There was a point to Europe’s long freezing winter after all. It was to make Gazprom that little bit richer. Russia’s gas export monopoly exported 6 percent more gas to Europe and elsewhere from January to March than in the same period in 2012, at an average price 3 percent higher, first-quarter numbers showed on September 4th. Something similar will happen this year (weather aside) as gas demand reflects a stronger European economy. But this is not a good thing – it entrenches Europe’s and Gazprom’s mutual dependency.
Europe’s gas supply conundrum is as intractable as ever. Despite repeated vows to ease its dependence on Russia and Gazprom – which is the source of a quarter of Europe’s gas supply – events conspire against that aim. Faltering domestic supply from the likes of Norway, the UK and the Netherlands (usually because of maintenance) is one intermittent reason. Another is instability in north Africa, which interrupts supplies from there. So Europe will continue to rely on Gazprom and its bottomless supply.

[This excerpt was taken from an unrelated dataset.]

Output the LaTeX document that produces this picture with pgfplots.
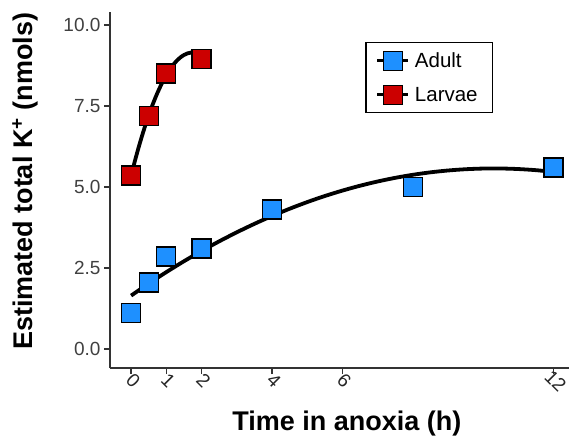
\documentclass[border=0pt]{standalone}
\usepackage{pgfplots}
\pgfplotsset{compat=1.18}
\usepackage{fontspec}
\setmainfont{Liberation Sans}
\definecolor{adultblue}{HTML}{1E90FF}
\definecolor{larvared}{HTML}{CC0000}
\definecolor{axisgray}{HTML}{333333}

\begin{document}
\begin{tikzpicture}
\begin{axis}[
  scale only axis,
  width=459pt, height=356pt,
  xmin=-0.6, xmax=12.44,
  ymin=-0.59, ymax=10.4,
  axis x line=bottom, axis y line=left,
  axis line style={-, axisgray, line width=1.5pt},
  tick style={axisgray, line width=1.3pt},
  major tick length=6pt,
  tick align=outside,
  xtick={0,1,2,4,6,12},
  xticklabels={0,1,2,4,6,12},
  ytick={0,2.5,5,7.5,10},
  yticklabels={0.0,2.5,5.0,7.5,10.0},
  x tick label style={font=\fontsize{19}{19}\selectfont, yshift=-7pt, xshift=2pt, rotate=-45, anchor=center, text=black!85},
  y tick label style={font=\fontsize{19}{19}\selectfont, text=black!75},
  xlabel={\bfseries Time in anoxia (h)},
  ylabel={\bfseries Estimated total K\textsuperscript{+} (nmols)},
  every axis x label/.style={at={(axis description cs:0.516,0)}, anchor=center, yshift=-56pt, font=\fontsize{27}{27}\selectfont},
  every axis y label/.style={at={(axis description cs:-0.185,0.524)}, anchor=center, rotate=90, font=\fontsize{27}{27}\selectfont},
  legend style={at={(0.556,0.916)}, anchor=north west, draw=black, line width=1.5pt,
    font=\fontsize{20.5}{20.5}\selectfont, row sep=14pt, inner xsep=10pt, inner ysep=8pt,
    nodes={inner xsep=5pt}},
  legend cell align=left,
  legend image code/.code={
    \draw[black, line width=3pt] (0pt,0pt) -- (31pt,0pt);
    \draw[#1, mark repeat=2, mark phase=2] plot coordinates {(0pt,0pt) (15.5pt,0pt) (31pt,0pt)};
  },
]
% fitted curves
\addplot[black, line width=3.8pt, smooth, forget plot] coordinates {
  (0,1.645) (0.5,2.017) (1,2.370) (1.5,2.705) (2,3.021) (2.5,3.319) (3,3.598)
  (3.5,3.859) (4,4.101) (4.5,4.325) (5,4.531) (5.5,4.718) (6,4.886) (6.5,5.036)
  (7,5.167) (7.5,5.280) (8,5.374) (8.5,5.450) (9,5.507) (9.5,5.546) (10,5.567)
  (10.5,5.569) (11,5.552) (11.5,5.517) (12,5.463)
};
\addplot[black, line width=3.8pt, smooth, forget plot] coordinates {
  (0,5.350) (0.1,5.771) (0.2,6.168) (0.3,6.541) (0.4,6.888) (0.5,7.211)
  (0.6,7.509) (0.7,7.782) (0.8,8.030) (0.9,8.253) (1.0,8.452) (1.1,8.626)
  (1.2,8.775) (1.3,8.899) (1.4,8.998) (1.5,9.072) (1.6,9.122) (1.7,9.147)
  (1.8,9.147) (1.9,9.122) (2.0,9.072)
};
% observations
\addplot[only marks, mark=square*, mark size=9.5pt,
  mark options={fill=adultblue, draw=black, line width=1.3pt}] coordinates {
  (0,1.1) (0.5,2.05) (1,2.85) (2,3.1) (4,4.3) (8,5.0) (12,5.6)
};
\addlegendentry{Adult}
\addplot[only marks, mark=square*, mark size=9.5pt,
  mark options={fill=larvared, draw=black, line width=1.3pt}] coordinates {
  (0,5.35) (0.5,7.2) (1,8.5) (2,8.95)
};
\addlegendentry{Larvae}
\end{axis}
\pgfresetboundingbox
\path ([shift={(-110pt,-74pt)}]current axis.south west) rectangle ([shift={(0pt,12pt)}]current axis.north east);
\end{tikzpicture}
\end{document}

That ought to mean that Gazprom is sitting pretty. To a degree, it is: as long as demand from Europe stays strong, it can rake in the cash and resist efforts inside Russia to erode its monopoly. Investors are catching up with this scenario. Gazprom’s US dollar-denominated shares fell two-thirds between April 2011 and June of this year. But the fall under $6.50 appears to be one of those moments that leads to a tentative re-rating – the shares have climbed to $7.80, valuing Gazprom at $92bn. If demand remains in its favour, Gazprom may enjoy a brief re-rating. Its structural challenges – a huge, inefficient capital spending programme, the threat to its export and domestic market position and the shale revolution – will remain. Gazprom will only become more investor-friendly when it reforms its unsustainable business model.